El yugo dorado
Yugo. Autor del original Juan R. Lascorz (Original en color, cambiado a B&N). CC.
Todos conocemos ciertas leyendas urbano-laborales. Haber trabajado en tal sitio te abrirá las puertas de tal otro. Una experiencia insuperable. El trabajo por el que millones de personas matarían. Un sello de calidad, un marchamo de excelencia que cursa con noches sin dormir, una buena ración de maltrato laboral y –tradicionalmente- poco o ningún sueldo que lo justifique.
Pero cuidado. Haríamos mal en quedarnos únicamente con una capa de información superficial. Con los rumores sobre faxes que vuelan y arquitectos a los que se somete a regímenes de control mental dignos del tratamiento Ludovico (te echan. O quizá no. No lo sabes. O sí. Depende). El verdadero peligro subyacente bajo esta apariencia teatralizada es la ausencia de análisis crítico propio y, con él, de respeto por la propia labor. El aprendizaje perverso de un sistema que potencia la uniformidad de pensamiento aborregado y para el que la disensión debe ser controlada. Uno que convierte a un arquitecto –en toda la extensión de su capacidad de análisis y trabajo- en un simple replicador acrítico.
Que lo transforma, a la postre, en el engranaje –fácilmente reemplazable- de un sistema cuyos beneficios disfruta una minoría que, como todas las elites altamente extractivas, gusta poco de ser cuestionada.
Resulta extraño en una profesión que hace gala de su capacidad de cuestionar e investigar que esa investigación, ese cuestionamiento, no empiece por uno mismo. Por –seamos claros- el precio de las lentejas y la necesidad de comerlas. No es entendible que seamos capaces de desentrañar complejos programas y funcionamientos sociales… y permanezcamos ciegos ante la banalización de los derechos más básicos de un trabajador.

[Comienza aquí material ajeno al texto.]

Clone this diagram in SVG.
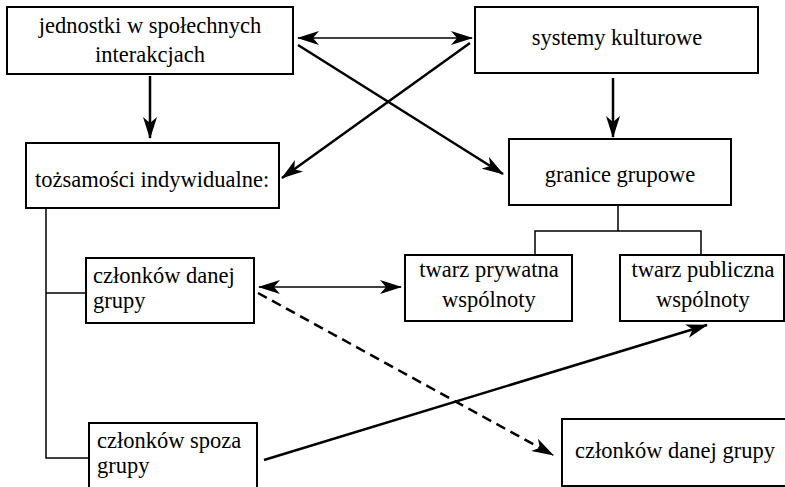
<svg xmlns="http://www.w3.org/2000/svg" width="785" height="487" viewBox="0 0 785 487">
<defs>
<marker id="ah" markerUnits="userSpaceOnUse" markerWidth="22" markerHeight="14" viewBox="0 0 22 14" refX="21" refY="7" orient="auto-start-reverse">
<path d="M0,0 L22,7 L0,14 L6,7 z" fill="#000"/>
</marker>
</defs>
<style>
.box{fill:#fff;stroke:#000;stroke-width:2}
.ln{fill:none;stroke:#000;stroke-width:1.5}
.ar{fill:none;stroke:#000;stroke-width:2.5}
.th{fill:none;stroke:#000;stroke-width:1.6}
.ds{fill:none;stroke:#000;stroke-width:2.5;stroke-dasharray:10 6}
</style>
<rect width="785" height="487" fill="#fff"/>
<g id="connectors">
<line class="th" x1="298" y1="38" x2="472" y2="38" marker-start="url(#ah)" marker-end="url(#ah)"/>
<line class="ar" x1="150" y1="76" x2="150" y2="138" marker-end="url(#ah)"/>
<line class="ar" x1="613" y1="78" x2="613" y2="137" marker-end="url(#ah)"/>
<line class="ar" x1="298" y1="45" x2="503" y2="174" marker-end="url(#ah)"/>
<line class="ar" x1="470" y1="43" x2="282" y2="178" marker-end="url(#ah)"/>
<path class="ln" d="M618,205 V231 M535,255 V231 H701 V255"/>
<path class="ln" d="M46,208 V458 H89 M46,293 H86"/>
<line class="th" x1="259" y1="287" x2="401" y2="287" marker-start="url(#ah)" marker-end="url(#ah)"/>
<line class="ds" x1="258" y1="293" x2="553" y2="455" marker-end="url(#ah)"/>
<line class="ar" x1="264" y1="460" x2="707" y2="325" marker-end="url(#ah)"/>
</g>
<g id="n1"><rect class="box" x="7" y="7" width="286" height="67"/><text style="font-family:'Liberation Serif','Times New Roman',serif;font-size:22.5px" text-anchor="middle" x="150" y="33">jednostki w społechnych</text><text style="font-family:'Liberation Serif','Times New Roman',serif;font-size:22.5px" text-anchor="middle" x="150" y="62">interakcjach</text></g>
<g id="n2"><rect class="box" x="475" y="7" width="283" height="66"/><text style="font-family:'Liberation Serif','Times New Roman',serif;font-size:22.5px" text-anchor="middle" x="617" y="45">systemy kulturowe</text></g>
<g id="n3"><rect class="box" x="26" y="143" width="253" height="65"/><text style="font-family:'Liberation Serif','Times New Roman',serif;font-size:22.5px" x="35" y="187">tożsamości indywidualne:</text></g>
<g id="n4"><rect class="box" x="509" y="139" width="222" height="66"/><text style="font-family:'Liberation Serif','Times New Roman',serif;font-size:22.5px" text-anchor="middle" x="620" y="182">granice grupowe</text></g>
<g id="n5"><rect class="box" x="405" y="255" width="167" height="66"/><text style="font-family:'Liberation Serif','Times New Roman',serif;font-size:22.5px" text-anchor="middle" x="489" y="277">twarz prywatna</text><text style="font-family:'Liberation Serif','Times New Roman',serif;font-size:22.5px" text-anchor="middle" x="489" y="307">wspólnoty</text></g>
<g id="n6"><rect class="box" x="620" y="255" width="164" height="66"/><text style="font-family:'Liberation Serif','Times New Roman',serif;font-size:22.5px" text-anchor="middle" x="703" y="277">twarz publiczna</text><text style="font-family:'Liberation Serif','Times New Roman',serif;font-size:22.5px" text-anchor="middle" x="703" y="307">wspólnoty</text></g>
<g id="n7"><rect class="box" x="86" y="258" width="168" height="65"/><text style="font-family:'Liberation Serif','Times New Roman',serif;font-size:22.5px" x="93" y="283">członków danej</text><text style="font-family:'Liberation Serif','Times New Roman',serif;font-size:22.5px" x="93" y="308">grupy</text></g>
<g id="n8"><rect class="box" x="89" y="423" width="168" height="70"/><text style="font-family:'Liberation Serif','Times New Roman',serif;font-size:22.5px" x="97" y="448">członków spoza</text><text style="font-family:'Liberation Serif','Times New Roman',serif;font-size:22.5px" x="97" y="473">grupy</text></g>
<g id="n9"><rect class="box" x="562" y="419" width="230" height="67"/><text style="font-family:'Liberation Serif','Times New Roman',serif;font-size:22.5px" x="575" y="458">członków danej grupy</text></g>
</svg>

No lo es cuando, en un alarde de surrealismo que haría llorar a Kafka, la cuestión se traduce en un lavado de cerebro en el que es el explotado el primer defensor de su condición. Nosotros, los elegidos. Los que no dormimos. Los que no cobramos. Los que pagamos para trabajar. Los que nos llamamos –fíjense que risa- a nosotros mismos esclavos con un inexplicable orgullo imbécil (True story!). Si el mejor truco del diablo fue convencernos que no existía (y el de contratar a Mick Jagger para ser su heraldo), el del neoliberalismo explotador y de doble faz es haber convencido a sus víctimas de que serlo les otorga un yugo más bonito y mejor que a los demás.
Muchas veces bromeamos con lo arduo de una carrera que nos obliga a no dormir, a correcciones públicas no siempre todo lo educadas que deberían ser (o, directamente, irrespetuosas. Inexplicables para quien se dice docente). Nadie dijo que estudiar arquitectura, o que ejercerla, debiera ser fácil. Y probablemente no deba serlo. Sin embargo, en esa complejidad debe incluirse la capacidad de crítica y, sobre todo, de respeto por nuestra labor que nos permita desnudar la realidad para entender que lo que parece impresentable… generalmente lo es. Lo será siempre por mucho que se camufle, cual gatopardo inamovible, de cambio falsario, de tradición vergonzante, de esfuerzo mal entendido o de falsa pertenencia absurdos clubes.
O de yugo… por muy dorado que este sea.